EXERCISE DIRECTIONS ▸
Only the lines from the top of the listing below to the line that has "const floorXi = [0.4887, 0.4896];" should be echoed, with both ends kept and pictures left out.

SOURCE EXCERPT ▸
= = = = = = =
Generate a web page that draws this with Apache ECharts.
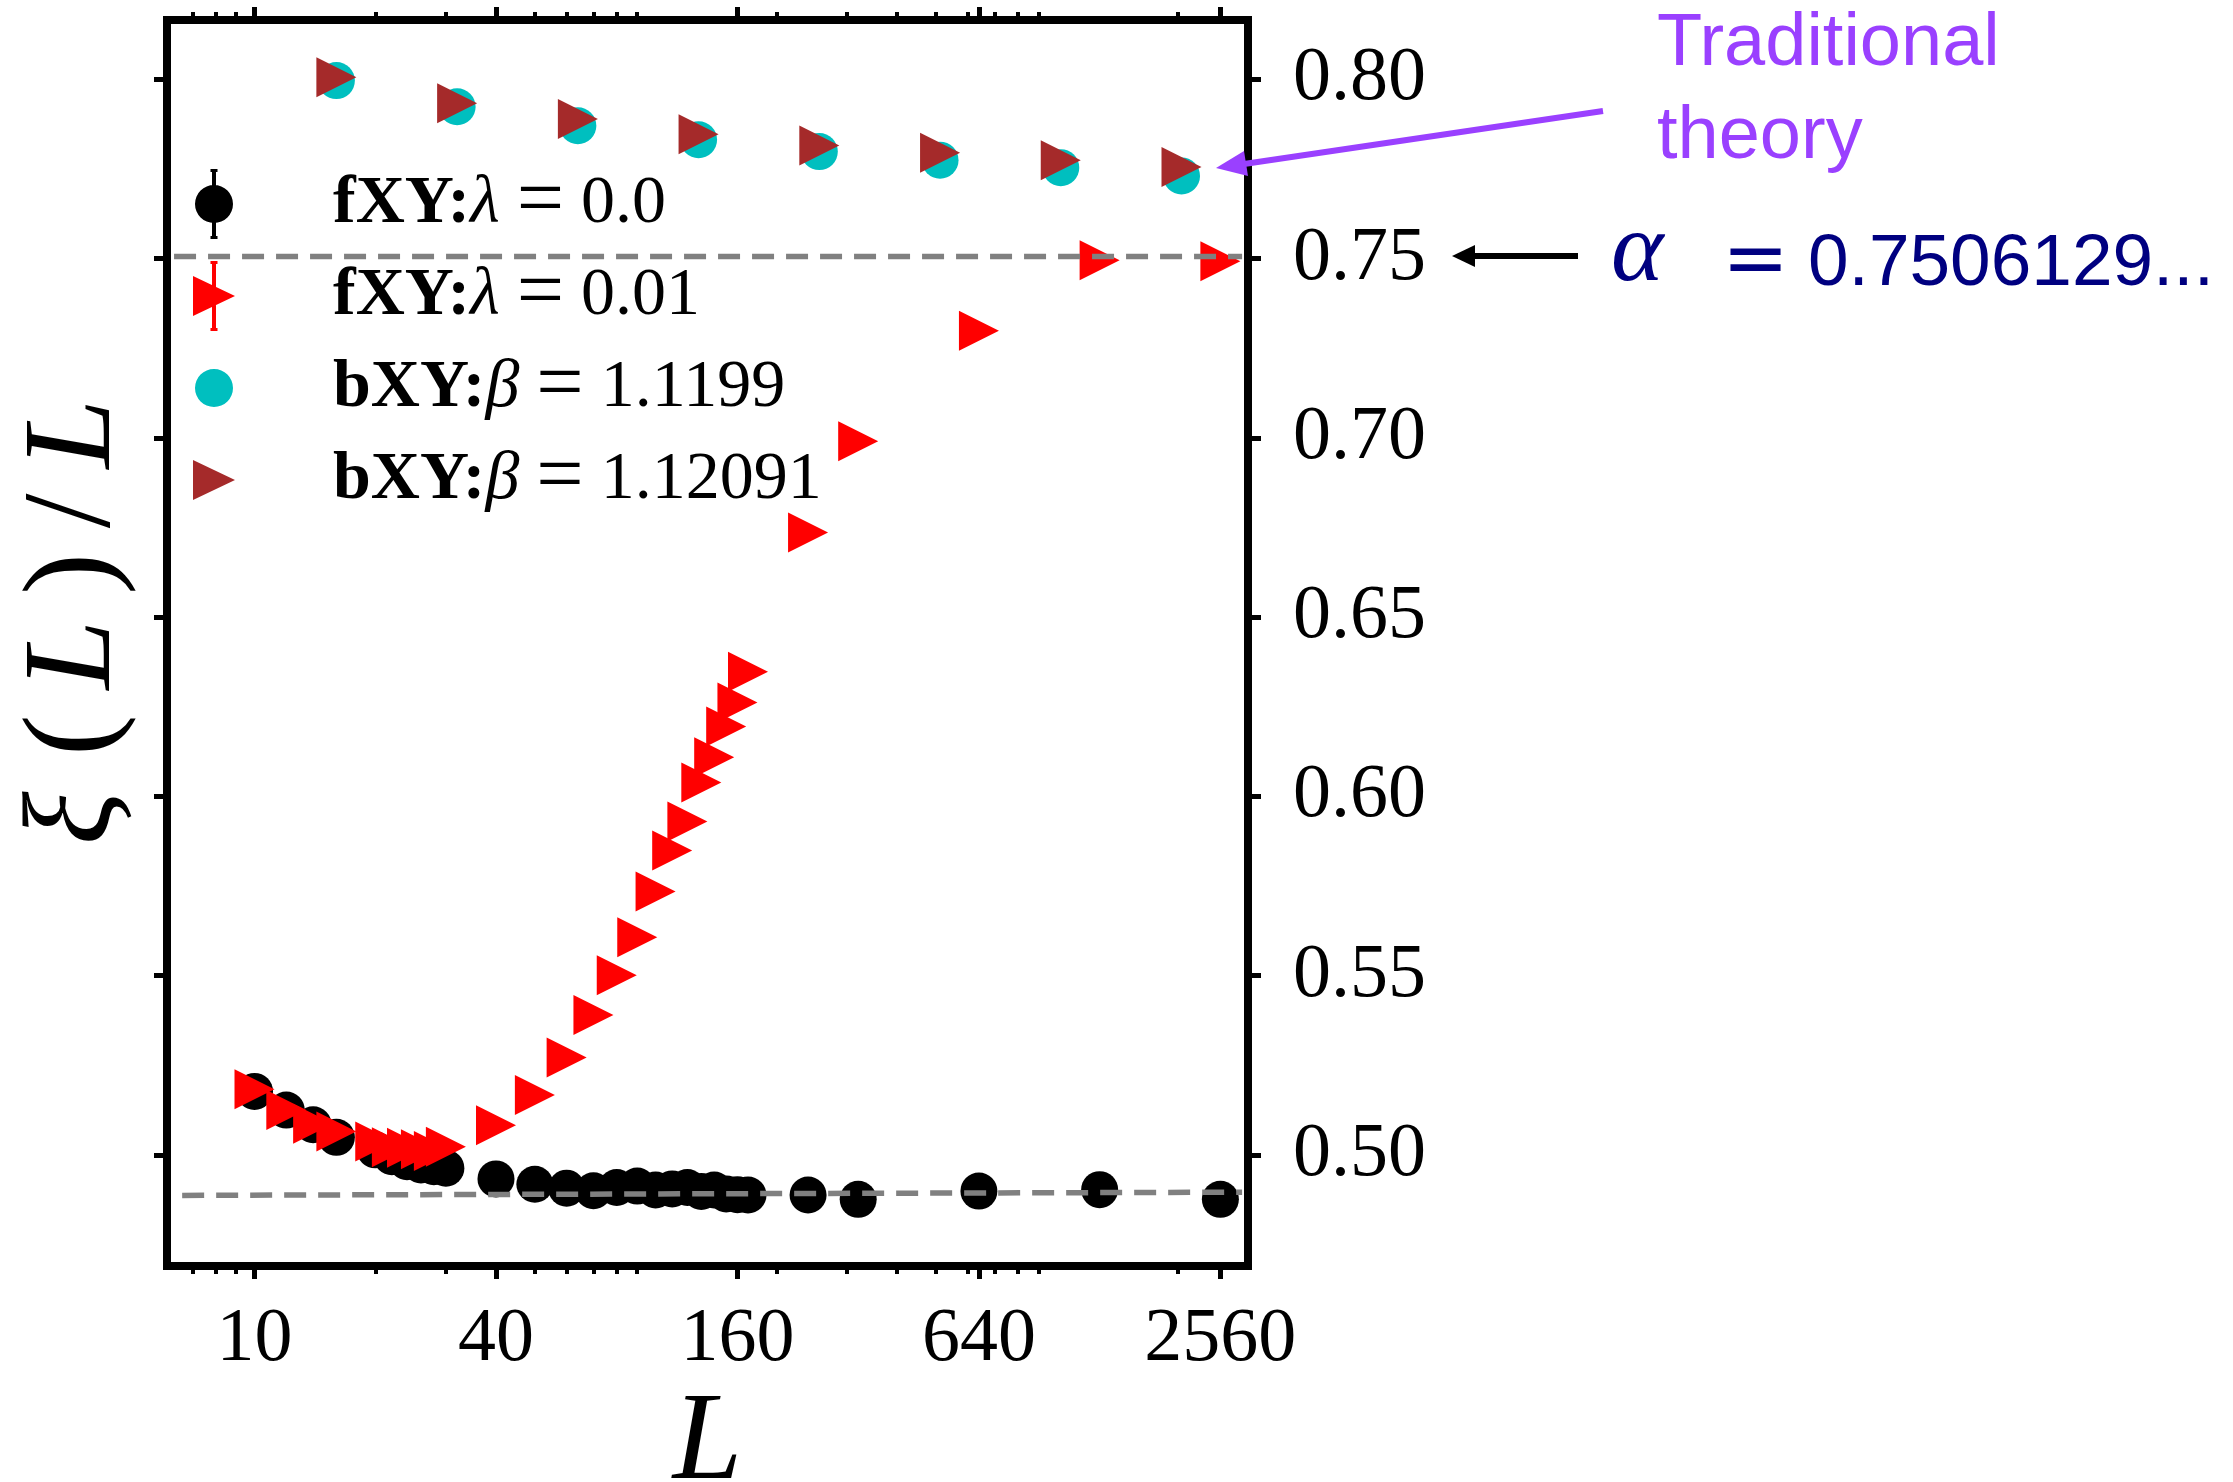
<!DOCTYPE html>
<html>
<head>
<meta charset="utf-8">
<script src="https://cdn.jsdelivr.net/npm/echarts@6/dist/echarts.min.js"></script>
<style>
  html, body { margin: 0; padding: 0; background: #fff; }
  #chart { width: 2233px; height: 1482px; }
</style>
</head>
<body>
<div id="chart"></div>
<script>
// lattice sizes L for the fXY runs
const sizesF = [10, 12, 14, 16, 20, 22, 24, 26, 28, 30, 40, 50, 60, 70, 80, 90, 100,
                110, 120, 130, 140, 150, 160, 170, 240, 320, 640, 1280, 2560];
// xi(L)/L, fXY lambda = 0.0
const xiLam0 = [0.5177, 0.5125, 0.5084, 0.5049, 0.5014, 0.4995, 0.4981, 0.4972, 0.4967, 0.4963,
                0.4933, 0.4918, 0.4907, 0.4900, 0.4909, 0.4913, 0.4902, 0.4905, 0.4909, 0.4898,
                0.4902, 0.4891, 0.4889, 0.4888, 0.4888, 0.4876, 0.4899, 0.4903, 0.4876];
// xi(L)/L, fXY lambda = 0.01
const xiLam001 = [0.5183, 0.5125, 0.5087, 0.5065, 0.5037, 0.5021, 0.5020, 0.5016, 0.5011, 0.5023,
                  0.5083, 0.5167, 0.5272, 0.5390, 0.5501, 0.5607, 0.5735, 0.5849, 0.5930, 0.6039,
                  0.6109, 0.6195, 0.6262, 0.6348, 0.6736, 0.6991, 0.7299, 0.7496, 0.7493];
// lattice sizes for the bXY runs
const sizesB = [16, 32, 64, 128, 256, 512, 1024, 2048];
const xiBeta11199 = [0.7997, 0.7924, 0.7871, 0.7832, 0.7799, 0.7775, 0.7754, 0.7731];
const xiBeta112091 = [0.8006, 0.7934, 0.7890, 0.7847, 0.7816, 0.7796, 0.7775, 0.7756];

// dashed reference lines
const alphaL = [6.3, 2900];
const alphaXi = [0.7506129, 0.7506129];
const floorL = [6.6, 2900];
const floorXi = [0.4887, 0.4896];

const seriesNames = ['fXY:λ = 0.0', 'fXY:λ = 0.01', 'bXY:β = 1.1199', 'bXY:β = 1.12091'];

// ticks
const xMajor = [10, 40, 160, 640, 2560];
const xMinor = [7, 8, 9, 20, 30, 50, 60, 70, 80, 90, 200, 300, 400, 500, 600, 700, 800, 900, 2000];
const yTicks = [0.50, 0.55, 0.60, 0.65, 0.70, 0.75, 0.80];
const xMin = 6.05, xMax = 3000;
const yMin = 0.469, yMax = 0.8166;

const SERIF = '"Liberation Serif", "Times New Roman", serif';
const purple = '#9a40ff';
const navy = '#000080';

function pairs(xs, ys) {
  return xs.map((x, i) => [x, ys[i]]);
}

function xAxis(position, ticks, len, width, withLabels) {
  const ax = {
    type: 'log', logBase: 10, position: position, min: xMin, max: xMax,
    axisLine: { show: false, onZero: false },
    splitLine: { show: false },
    minorTick: { show: false },
    axisTick: { show: true, customValues: ticks, length: len, lineStyle: { color: '#000', width: width } },
    axisLabel: { show: false }
  };
  if (withLabels) {
    ax.axisLabel = {
      show: true, customValues: ticks, margin: 36,
      formatter: v => String(Math.round(v)),
      color: '#000', fontFamily: SERIF, fontSize: 76
    };
    ax.name = 'L';
    ax.nameLocation = 'middle';
    ax.nameGap = 96;
    ax.nameTextStyle = { fontFamily: SERIF, fontStyle: 'italic', fontSize: 125, color: '#000' };
  }
  return ax;
}

function yAxis(position, withLabels) {
  const ax = {
    type: 'value', position: position, min: yMin, max: yMax,
    axisLine: { show: false, onZero: false },
    splitLine: { show: false },
    axisTick: { show: true, customValues: yTicks, length: 13, lineStyle: { color: '#000', width: 5 } },
    axisLabel: { show: false }
  };
  if (withLabels) {
    ax.axisLabel = {
      show: true, customValues: yTicks, margin: 45,
      formatter: v => v.toFixed(2),
      color: '#000', fontFamily: SERIF, fontSize: 76
    };
  }
  return ax;
}

// legend icons: 42 x 70 boxes, with error bars for the fXY runs
const anchor = 'M0,0L0,0ZM42,70L42,70Z';
const circ = 'M2,35A19,19,0,1,1,40,35A19,19,0,1,1,2,35Z';
const tri = 'M0,15L42,35L0,55Z';
const bar = 'M19,2L23,2L23,68L19,68ZM17.5,0L24.5,0L24.5,3L17.5,3ZM17.5,67L24.5,67L24.5,70L17.5,70Z';
const icons = [
  'path://' + anchor + circ + bar,
  'path://' + anchor + tri + bar,
  'path://' + anchor + circ,
  'path://' + anchor + tri
];

const chart = echarts.init(document.getElementById('chart'));

chart.setOption({
  animation: false,
  backgroundColor: '#fff',
  grid: {
    left: 167, right: 985, top: 20, bottom: 216,
    outerBoundsMode: 'none', containLabel: false,
    show: true, borderColor: '#000', borderWidth: 8, backgroundColor: 'transparent'
  },
  xAxis: [
    xAxis('bottom', xMajor, 13, 5, true),
    xAxis('bottom', xMinor, 8, 4, false),
    xAxis('top', xMajor, 13, 5, false),
    xAxis('top', xMinor, 8, 4, false)
  ],
  yAxis: [
    Object.assign(yAxis('left', false), {
      name: '{i|ξ}{r|\u2009\u200a(\u2009}{i|L}{r|\u2009)\u2009/\u2009}{i|L}',
      nameLocation: 'middle',
      nameGap: 28,
      nameTextStyle: {
        padding: [0, 0, 0, 42],
        rich: {
          i: { fontFamily: SERIF, fontStyle: 'italic', fontSize: 125, color: '#000' },
          r: { fontFamily: SERIF, fontSize: 125, color: '#000' }
        }
      }
    }),
    yAxis('right', true)
  ],
  legend: {
    orient: 'vertical', left: 193, top: 162, padding: 0,
    itemWidth: 42, itemHeight: 70, itemGap: 8,
    selectedMode: false, symbolRotate: 0,
    data: seriesNames.map((n, i) => ({ name: n, icon: icons[i] })),
    formatter: name => {
      const head = name.split(':')[0];
      const rest = name.split(':')[1].split(' = ');
      return '{sp|}{b|' + head + ':}{i|' + rest[0] + '}{r| }{e|=}{r| ' + rest[1] + '}';
    },
    textStyle: {
      rich: {
        sp: { width: 93 },
        b: { fontFamily: SERIF, fontWeight: 'bold', fontSize: 68, color: '#000' },
        i: { fontFamily: SERIF, fontStyle: 'italic', fontSize: 68, color: '#000' },
        e: { fontFamily: SERIF, fontSize: 84, color: '#000' },
        r: { fontFamily: SERIF, fontSize: 68, color: '#000' }
      }
    }
  },
  series: [
    {
      name: seriesNames[0], type: 'scatter',
      data: pairs(sizesF, xiLam0),
      symbol: 'circle', symbolSize: 37,
      itemStyle: { color: '#000000', opacity: 1 }
    },
    {
      name: 'floor', type: 'line', data: pairs(floorL, floorXi),
      showSymbol: false, silent: true,
      lineStyle: { color: '#808080', width: 5.5, type: [22, 12] }
    },
    {
      name: 'alpha', type: 'line', data: pairs(alphaL, alphaXi),
      showSymbol: false, silent: true,
      lineStyle: { color: '#808080', width: 5.5, type: [22, 12] }
    },
    {
      name: seriesNames[1], type: 'scatter',
      data: pairs(sizesF, xiLam001),
      symbol: 'triangle', symbolSize: [40, 40], symbolRotate: -90,
      itemStyle: { color: '#ff0000', opacity: 1 }
    },
    {
      name: seriesNames[2], type: 'scatter',
      data: pairs(sizesB, xiBeta11199),
      symbol: 'circle', symbolSize: 37,
      itemStyle: { color: '#00bfbf', opacity: 1 }
    },
    {
      name: seriesNames[3], type: 'scatter',
      data: pairs(sizesB, xiBeta112091),
      symbol: 'triangle', symbolSize: [40, 40], symbolRotate: -90,
      itemStyle: { color: '#a52a2a', opacity: 1 }
    }
  ],
  graphic: [
    { type: 'text', x: 1657, y: 45, style: { text: 'Traditional', font: '74px "Liberation Sans"', fill: purple, verticalAlign: 'middle' } },
    { type: 'text', x: 1657, y: 138, style: { text: 'theory', font: '74px "Liberation Sans"', fill: purple, verticalAlign: 'middle' } },
    { type: 'line', shape: { x1: 1603, y1: 111, x2: 1244, y2: 164 }, style: { stroke: purple, lineWidth: 6 } },
    { type: 'polygon', shape: { points: [[1216, 168], [1244, 151], [1248, 176]] }, style: { fill: purple } },
    { type: 'line', shape: { x1: 1578, y1: 256, x2: 1472, y2: 256 }, style: { stroke: '#000', lineWidth: 6 } },
    { type: 'polygon', shape: { points: [[1452, 256], [1475, 245], [1475, 267]] }, style: { fill: '#000' } },
    { type: 'text', x: 1611, y: 254, style: { text: 'α', font: 'italic 100px "Liberation Serif"', fill: navy, verticalAlign: 'middle' } },
    { type: 'text', x: 1722, y: 264, style: { text: '=', font: '80px "DejaVu Sans"', fill: navy, verticalAlign: 'middle' } },
    { type: 'text', x: 1808, y: 265, style: { text: '0.7506129...', font: '73px "Liberation Sans"', fill: navy, verticalAlign: 'middle' } }
  ]
});

window.addEventListener('resize', function () {
  chart.resize();
});
</script>
</body>
</html>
= = = = = = =
FINAL ANSWER ▸
Generate a web page that draws this with Apache ECharts.
<!DOCTYPE html>
<html>
<head>
<meta charset="utf-8">
<script src="https://cdn.jsdelivr.net/npm/echarts@6/dist/echarts.min.js"></script>
<style>
  html, body { margin: 0; padding: 0; background: #fff; }
  #chart { width: 2233px; height: 1482px; }
</style>
</head>
<body>
<div id="chart"></div>
<script>
// lattice sizes L for the fXY runs
const sizesF = [10, 12, 14, 16, 20, 22, 24, 26, 28, 30, 40, 50, 60, 70, 80, 90, 100,
                110, 120, 130, 140, 150, 160, 170, 240, 320, 640, 1280, 2560];
// xi(L)/L, fXY lambda = 0.0
const xiLam0 = [0.5177, 0.5125, 0.5084, 0.5049, 0.5014, 0.4995, 0.4981, 0.4972, 0.4967, 0.4963,
                0.4933, 0.4918, 0.4907, 0.4900, 0.4909, 0.4913, 0.4902, 0.4905, 0.4909, 0.4898,
                0.4902, 0.4891, 0.4889, 0.4888, 0.4888, 0.4876, 0.4899, 0.4903, 0.4876];
// xi(L)/L, fXY lambda = 0.01
const xiLam001 = [0.5183, 0.5125, 0.5087, 0.5065, 0.5037, 0.5021, 0.5020, 0.5016, 0.5011, 0.5023,
                  0.5083, 0.5167, 0.5272, 0.5390, 0.5501, 0.5607, 0.5735, 0.5849, 0.5930, 0.6039,
                  0.6109, 0.6195, 0.6262, 0.6348, 0.6736, 0.6991, 0.7299, 0.7496, 0.7493];
// lattice sizes for the bXY runs
const sizesB = [16, 32, 64, 128, 256, 512, 1024, 2048];
const xiBeta11199 = [0.7997, 0.7924, 0.7871, 0.7832, 0.7799, 0.7775, 0.7754, 0.7731];
const xiBeta112091 = [0.8006, 0.7934, 0.7890, 0.7847, 0.7816, 0.7796, 0.7775, 0.7756];

// dashed reference lines
const alphaL = [6.3, 2900];
const alphaXi = [0.7506129, 0.7506129];
const floorL = [6.6, 2900];
const floorXi = [0.4887, 0.4896];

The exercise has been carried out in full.